BEGIN DATA SHOWN

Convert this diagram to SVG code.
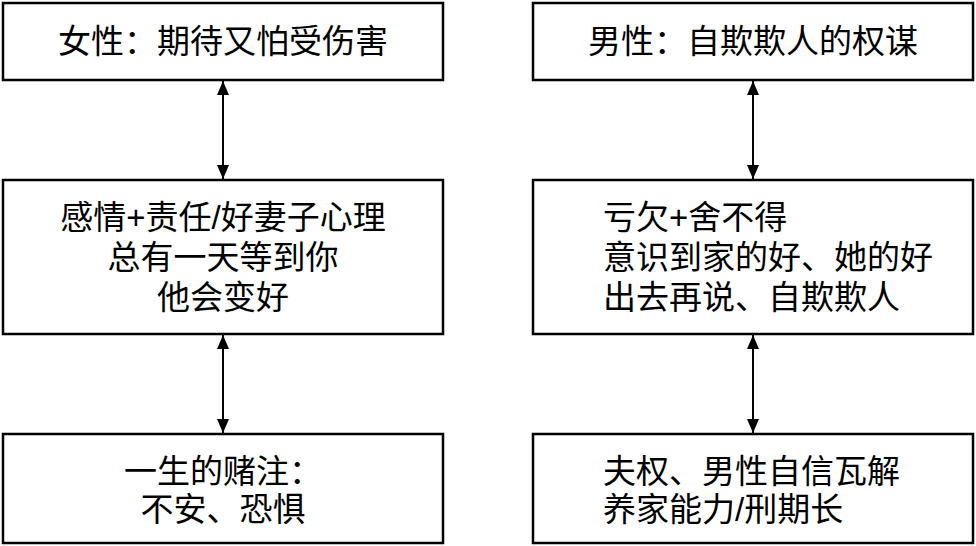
<svg xmlns="http://www.w3.org/2000/svg" width="976" height="546" viewBox="0 0 976 546">
<style>
.b{fill:#fff;stroke:#000;stroke-width:2.5}
text{font-family:"Liberation Sans","Noto Sans CJK SC",sans-serif;font-size:33px;fill:#000}
.c{text-anchor:middle}
.l{stroke:#000;stroke-width:2;fill:none}
</style>
<defs><marker id="a" viewBox="0 0 14 12" refX="14" refY="6" markerWidth="14" markerHeight="12" markerUnits="userSpaceOnUse" orient="auto-start-reverse"><path d="M0,0L14,6L0,12z"/></marker></defs>
<rect width="976" height="546" fill="#fff"/>
<g id="n1"><rect class="b" x="3" y="3" width="440" height="77"/><text class="c" x="223" y="53">女性：期待又怕受伤害</text></g>
<g id="n2"><rect class="b" x="533" y="3" width="440" height="77"/><text class="c" x="753" y="53">男性：自欺欺人的权谋</text></g>
<g id="n3"><rect class="b" x="3" y="180" width="440" height="154"/><text class="c" x="223" y="229">感情+责任/好妻子心理</text><text class="c" x="223" y="269">总有一天等到你</text><text class="c" x="223" y="309">他会变好</text></g>
<g id="n4"><rect class="b" x="533" y="180" width="440" height="154"/><text x="603" y="229">亏欠+舍不得</text><text x="603" y="269">意识到家的好、她的好</text><text x="603" y="309">出去再说、自欺欺人</text></g>
<g id="n5"><rect class="b" x="3" y="434" width="440" height="109"/><text class="c" x="223" y="483">一生的赌注：</text><text class="c" x="223" y="521">不安、恐惧</text></g>
<g id="n6"><rect class="b" x="533" y="434" width="440" height="109"/><text x="603" y="483">夫权、男性自信瓦解</text><text x="603" y="521">养家能力/刑期长</text></g>
<g id="edges">
<line class="l" x1="223" y1="81" x2="223" y2="179" marker-start="url(#a)" marker-end="url(#a)"/>
<line class="l" x1="223" y1="335" x2="223" y2="433" marker-start="url(#a)" marker-end="url(#a)"/>
<line class="l" x1="753" y1="81" x2="753" y2="179" marker-start="url(#a)" marker-end="url(#a)"/>
<line class="l" x1="753" y1="335" x2="753" y2="433" marker-start="url(#a)" marker-end="url(#a)"/>
</g>
</svg>
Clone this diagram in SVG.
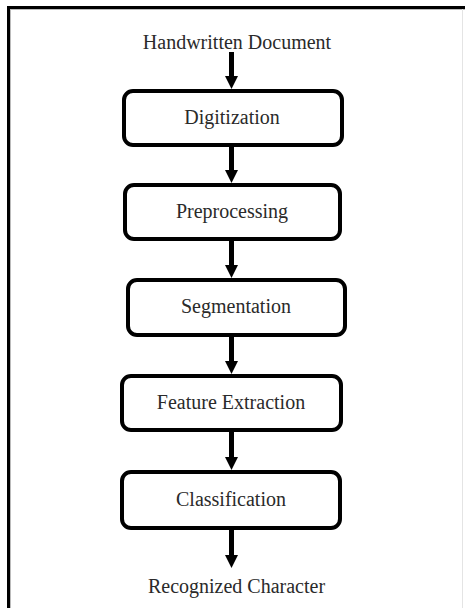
<svg xmlns="http://www.w3.org/2000/svg" width="465" height="608" viewBox="0 0 465 608">
<style>
.box{fill:#fff;stroke:#000;stroke-width:4}
.lbl{font-family:"Liberation Serif","Times New Roman",serif;font-size:20px;fill:#2a2a2a;text-anchor:middle}
.arr{stroke:#000;stroke-width:5;fill:none;marker-end:url(#ah)}
</style>
<defs>
<marker id="ah" markerUnits="userSpaceOnUse" markerWidth="14" markerHeight="14" refX="0" refY="6.5" orient="auto" viewBox="0 0 14 14">
<path d="M0,0 L13,6.5 L0,13 z" fill="#000"/>
</marker>
</defs>
<rect width="465" height="608" fill="#fff"/>
<g id="frame">
<rect x="7" y="6" width="458" height="3" fill="#000"/>
<rect x="7" y="6" width="3" height="602" fill="#000"/>
<rect x="10" y="9" width="1" height="599" fill="#bbb"/>
<rect x="10" y="9" width="455" height="1" fill="#bbb"/>
<rect x="462" y="9" width="1" height="599" fill="#e4e4e4"/>
</g>
<g id="start"><text class="lbl" x="237" y="49">Handwritten Document</text></g>
<g id="digitization"><rect class="box" x="124" y="91" width="218" height="54" rx="9"/><text class="lbl" x="232" y="124">Digitization</text></g>
<g id="preprocessing"><rect class="box" x="125" y="185" width="215" height="54" rx="9"/><text class="lbl" x="232" y="218">Preprocessing</text></g>
<g id="segmentation"><rect class="box" x="128" y="280" width="217" height="55" rx="9"/><text class="lbl" x="236" y="313">Segmentation</text></g>
<g id="feature"><rect class="box" x="122" y="376" width="219" height="54" rx="9"/><text class="lbl" x="231" y="409">Feature Extraction</text></g>
<g id="classification"><rect class="box" x="122" y="472" width="218" height="56" rx="9"/><text class="lbl" x="231" y="506">Classification</text></g>
<g id="end"><text class="lbl" x="236.5" y="593">Recognized Character</text></g>
<g id="connectors">
<line class="arr" x1="231.5" y1="52" x2="231.5" y2="76"/>
<line class="arr" x1="231.5" y1="147" x2="231.5" y2="170"/>
<line class="arr" x1="231.5" y1="241" x2="231.5" y2="265"/>
<line class="arr" x1="231.5" y1="337" x2="231.5" y2="361"/>
<line class="arr" x1="231.5" y1="432" x2="231.5" y2="457"/>
<line class="arr" x1="231.5" y1="530" x2="231.5" y2="555"/>
</g>
</svg>
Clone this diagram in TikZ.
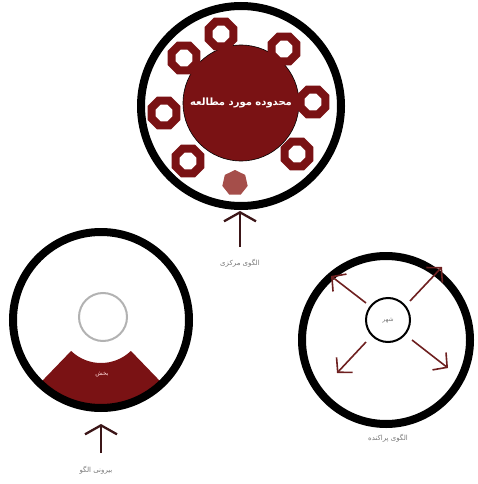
\documentclass[tikz,border=0pt]{standalone}
\usepackage{fontspec}
\usetikzlibrary{arrows.meta,shapes.geometric,calc}
\newfontfamily\arabicfont[Script=Arabic]{DejaVu Sans}
\TeXXeTstate=1
\definecolor{dred}{RGB}{122,18,20}
\definecolor{lred}{RGB}{165,78,74}
\definecolor{abrown}{RGB}{60,22,24}
\definecolor{darr}{RGB}{110,32,32}
\definecolor{lgray}{RGB}{120,120,120}
\tikzset{
  ring/.style={draw=black, line width=8pt, circle, inner sep=0pt},
  sat/.style={draw=dred, line width=8pt, regular polygon, regular polygon sides=8, minimum size=27pt, inner sep=0pt, fill=white},
  uparrow/.style={draw=abrown, line width=2.3pt, -{Straight Barb[length=9pt,width=32pt,line width=2.3pt]}},
  diagarrow/.style={draw=darr, line width=1.6pt, -{Straight Barb[length=10pt,width=22pt,line width=1.6pt]}},
  lbl/.style={text=lgray, font=\arabicfont\fontsize{7}{8}\selectfont, inner sep=1pt},
}
\begin{document}
\begin{tikzpicture}[x=1pt,y=-1pt]
\useasboundingbox (0,0) rectangle (477,484);
% ---------- top: central pattern ----------
\node[circle, fill=dred, draw=black, line width=0.6pt, minimum size=116pt, inner sep=0pt,
  text=white, font=\arabicfont\bfseries\fontsize{10}{12}\selectfont] (study) at (241,103) {\beginR محدوده مورد مطالعه\endR};
\node[sat] (s1) at (221,34) {};
\node[sat] (s2) at (284,49) {};
\node[sat] (s3) at (313,102) {};
\node[sat] (s4) at (297,154) {};
\node[sat] (s5) at (184,58) {};
\node[sat] (s6) at (164,113) {};
\node[sat] (s7) at (188,161) {};
\node[regular polygon, regular polygon sides=7, fill=lred, minimum size=26pt, inner sep=0pt] (s8) at (235,183) {};
\node[ring, minimum size=200pt] (topring) at (241,106) {};
\node[lbl] (toplbl) at (240,263) {\beginR الگوی مرکزی\endR};
\coordinate (toparr) at (240,247);
\coordinate (toptip) at (240,211);
\draw[uparrow] (toparr) -- (toptip);
% ---------- left: edge pattern ----------
\coordinate (lc) at (101,320);
\fill[lred!70] (87,401) rectangle (115,410);
\fill[dred] ($(lc)+(134:43)$)
  arc[start angle=134, end angle=46, radius=43]
  -- ($(lc)+(46:88)$) arc[start angle=46, end angle=134, radius=88] -- cycle;
\node[circle, draw=gray!60, line width=2pt, minimum size=48pt, inner sep=0pt] (core) at (103,317) {};
\node[text=white!85!red, font=\arabicfont\fontsize{6}{7}\selectfont] (part) at (102,374) {\beginR بخش\endR};
\node[ring, minimum size=176pt] (leftring) at (lc) {};
\node[lbl] (leftlbl) at (96,470) {\beginR بیرونی الگو\endR};
\coordinate (leftarr) at (101,453);
\coordinate (lefttip) at (101,424);
\draw[uparrow] (leftarr) -- (lefttip);
% ---------- right: scattered pattern ----------
\node[ring, minimum size=168pt] (rightring) at (386,340) {};
\node[circle, draw=black, line width=2pt, minimum size=44pt, inner sep=0pt,
  text=lgray, font=\arabicfont\fontsize{6}{7}\selectfont] (city) at (388,320) {\beginR شهر\endR};
\coordinate (nw) at (331,276);
\coordinate (ne) at (442,267);
\coordinate (sw) at (337,373);
\coordinate (se) at (448,368);
\coordinate (nw0) at (366,303);
\coordinate (ne0) at (410,301);
\coordinate (sw0) at (366,342);
\coordinate (se0) at (412,340);
\draw[diagarrow] (nw0) -- (nw);
\draw[diagarrow] (ne0) -- (ne);
\draw[diagarrow] (sw0) -- (sw);
\draw[diagarrow] (se0) -- (se);
\node[lbl] (rightlbl) at (388,438) {\beginR الگوی پراکنده\endR};
\end{tikzpicture}
\end{document}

END DATA SHOWN

» WORK INSTRUCTIONS
Working from the material above, state how many lines contain "this"; give only the number.

» PROBLEM SOLUTION
3